* **Written request**
Copy out the material below in full, but not its images.

#### Entries provided

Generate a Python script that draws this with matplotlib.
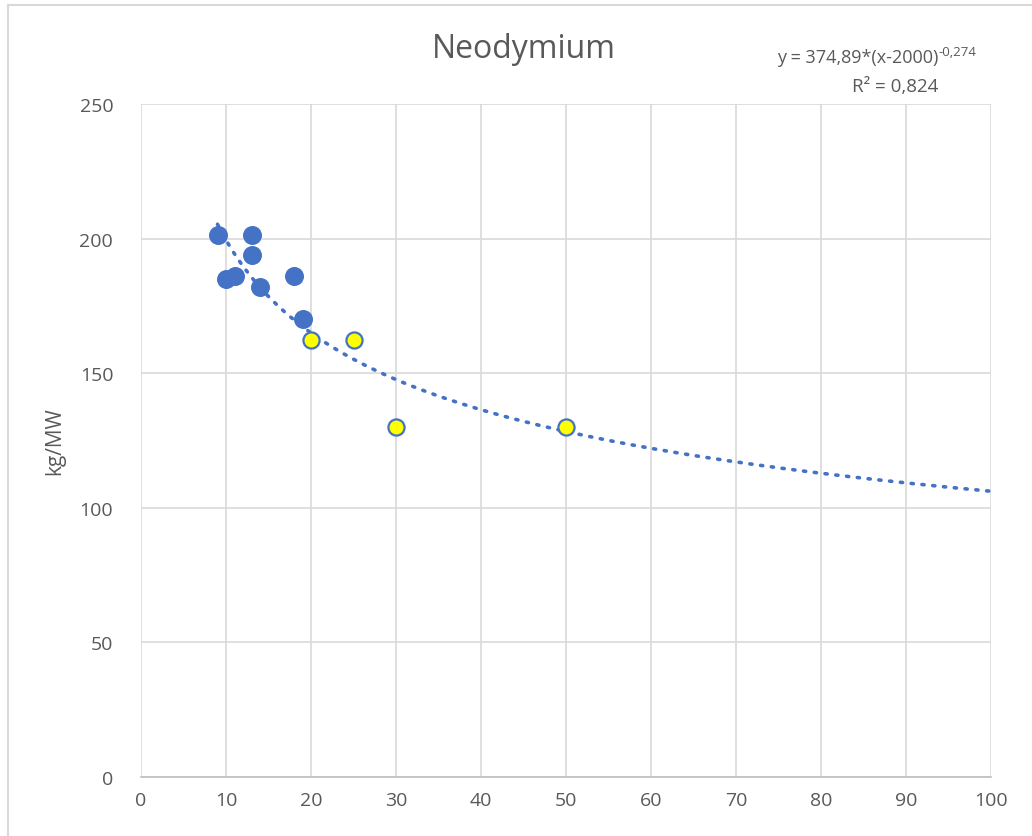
import numpy as np
import matplotlib
matplotlib.use("Agg")
import matplotlib.pyplot as plt
from matplotlib.lines import Line2D

plt.rcParams['font.family'] = ['Open Sans', 'DejaVu Sans']

# Data
blue_x = [9, 10, 11, 13, 13, 14, 18, 19]
blue_y = [201.5, 185, 186, 201.5, 194, 182, 186, 170]
yellow_x = [20, 25, 30, 50]
yellow_y = [162.5, 162.5, 130, 130]
trend_a = 374.89
trend_b = -0.274
trend_range = [9, 100]
x_ticks = [0, 10, 20, 30, 40, 50, 60, 70, 80, 90, 100]
y_ticks = [0, 50, 100, 150, 200, 250]

W, H = 1032, 837
fig = plt.figure(figsize=(W / 100, H / 100), dpi=100)
ax = fig.add_axes([141 / W, 1 - 778 / H, (991 - 141) / W, (778 - 105) / H])

grid_c = '#d9d9d9'
text_c = '#595959'
blue = '#4472c4'

ax.set_xlim(0, 100)
ax.set_ylim(0, 250)
ax.set_xticks(x_ticks)
ax.set_yticks(y_ticks)
ax.grid(True, color=grid_c, linewidth=1.2)
ax.set_axisbelow(True)
for s in ['top', 'right', 'left']:
    ax.spines[s].set_visible(False)
ax.spines['bottom'].set_color('#bfbfbf')
ax.spines['bottom'].set_linewidth(1.2)
ax.tick_params(axis='both', length=0, labelsize=14, colors=text_c, pad=10)
ax.tick_params(axis='y', pad=20)

# trend line
tx = np.linspace(trend_range[0], trend_range[1], 400)
ty = trend_a * tx ** trend_b
ax.plot(tx, ty, linestyle=(0, (0.6, 2.4)), color=blue, linewidth=2.6,
        dash_capstyle='round', zorder=2)

ax.scatter(blue_x, blue_y, s=160, color=blue, edgecolors=blue, zorder=3)
ax.scatter(yellow_x, yellow_y, s=135, color='#ffff00', edgecolors=blue,
           linewidths=1.6, zorder=4)

ax.set_ylabel('kg/MW', fontsize=15, color=text_c, labelpad=10)

fig.text(524 / W, 1 - 50 / H, 'Neodymium', fontsize=23, color=text_c,
         ha='center', va='center')

# equation with superscript
sup = fig.text(976 / W, 1 - 52 / H, '-0,274', fontsize=9.5, color=text_c,
               ha='right', va='center')
fig.canvas.draw()
bb = sup.get_window_extent(renderer=fig.canvas.get_renderer())
fig.text(bb.x0 / W, 1 - 58 / H, 'y = 374,89*(x-2000)', fontsize=13,
         color=text_c, ha='right', va='center')
fig.text(895 / W, 1 - 87 / H, 'R² = 0,824', fontsize=13.5, color=text_c,
         ha='center', va='center')

# outer chart border
fig.add_artist(Line2D([8 / W, 8 / W], [0, 1 - 6 / H], transform=fig.transFigure,
                      color=grid_c, linewidth=1.5))
fig.add_artist(Line2D([8 / W, 1], [1 - 6 / H, 1 - 6 / H], transform=fig.transFigure,
                      color=grid_c, linewidth=1.5))

fig.savefig('out.png', dpi=100)
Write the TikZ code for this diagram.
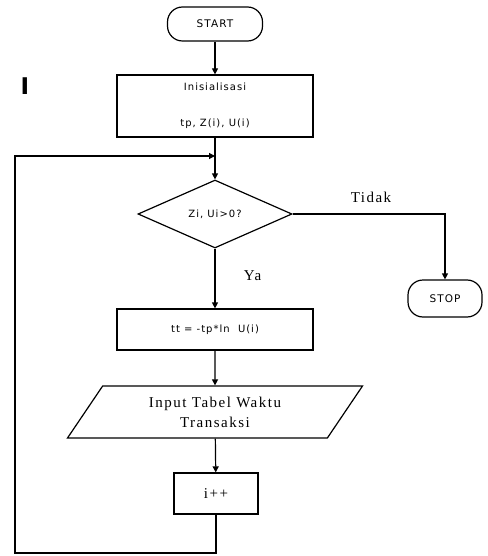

########

* **Worked solution**
Generate a Python script that draws this with matplotlib.
import numpy as np
import matplotlib
matplotlib.use("Agg")
import matplotlib.pyplot as plt
from matplotlib.lines import Line2D

plt.rcParams['font.family'] = ['Open Sans', 'DejaVu Sans']

# Data
blue_x = [9, 10, 11, 13, 13, 14, 18, 19]
blue_y = [201.5, 185, 186, 201.5, 194, 182, 186, 170]
yellow_x = [20, 25, 30, 50]
yellow_y = [162.5, 162.5, 130, 130]
trend_a = 374.89
trend_b = -0.274
trend_range = [9, 100]
x_ticks = [0, 10, 20, 30, 40, 50, 60, 70, 80, 90, 100]
y_ticks = [0, 50, 100, 150, 200, 250]

W, H = 1032, 837
fig = plt.figure(figsize=(W / 100, H / 100), dpi=100)
ax = fig.add_axes([141 / W, 1 - 778 / H, (991 - 141) / W, (778 - 105) / H])

grid_c = '#d9d9d9'
text_c = '#595959'
blue = '#4472c4'

ax.set_xlim(0, 100)
ax.set_ylim(0, 250)
ax.set_xticks(x_ticks)
ax.set_yticks(y_ticks)
ax.grid(True, color=grid_c, linewidth=1.2)
ax.set_axisbelow(True)
for s in ['top', 'right', 'left']:
    ax.spines[s].set_visible(False)
ax.spines['bottom'].set_color('#bfbfbf')
ax.spines['bottom'].set_linewidth(1.2)
ax.tick_params(axis='both', length=0, labelsize=14, colors=text_c, pad=10)
ax.tick_params(axis='y', pad=20)

# trend line
tx = np.linspace(trend_range[0], trend_range[1], 400)
ty = trend_a * tx ** trend_b
ax.plot(tx, ty, linestyle=(0, (0.6, 2.4)), color=blue, linewidth=2.6,
        dash_capstyle='round', zorder=2)

ax.scatter(blue_x, blue_y, s=160, color=blue, edgecolors=blue, zorder=3)
ax.scatter(yellow_x, yellow_y, s=135, color='#ffff00', edgecolors=blue,
           linewidths=1.6, zorder=4)

ax.set_ylabel('kg/MW', fontsize=15, color=text_c, labelpad=10)

fig.text(524 / W, 1 - 50 / H, 'Neodymium', fontsize=23, color=text_c,
         ha='center', va='center')

# equation with superscript
sup = fig.text(976 / W, 1 - 52 / H, '-0,274', fontsize=9.5, color=text_c,
               ha='right', va='center')
fig.canvas.draw()
bb = sup.get_window_extent(renderer=fig.canvas.get_renderer())
fig.text(bb.x0 / W, 1 - 58 / H, 'y = 374,89*(x-2000)', fontsize=13,
         color=text_c, ha='right', va='center')
fig.text(895 / W, 1 - 87 / H, 'R² = 0,824', fontsize=13.5, color=text_c,
         ha='center', va='center')

# outer chart border
fig.add_artist(Line2D([8 / W, 8 / W], [0, 1 - 6 / H], transform=fig.transFigure,
                      color=grid_c, linewidth=1.5))
fig.add_artist(Line2D([8 / W, 1], [1 - 6 / H, 1 - 6 / H], transform=fig.transFigure,
                      color=grid_c, linewidth=1.5))

fig.savefig('out.png', dpi=100)
Write the TikZ code for this diagram.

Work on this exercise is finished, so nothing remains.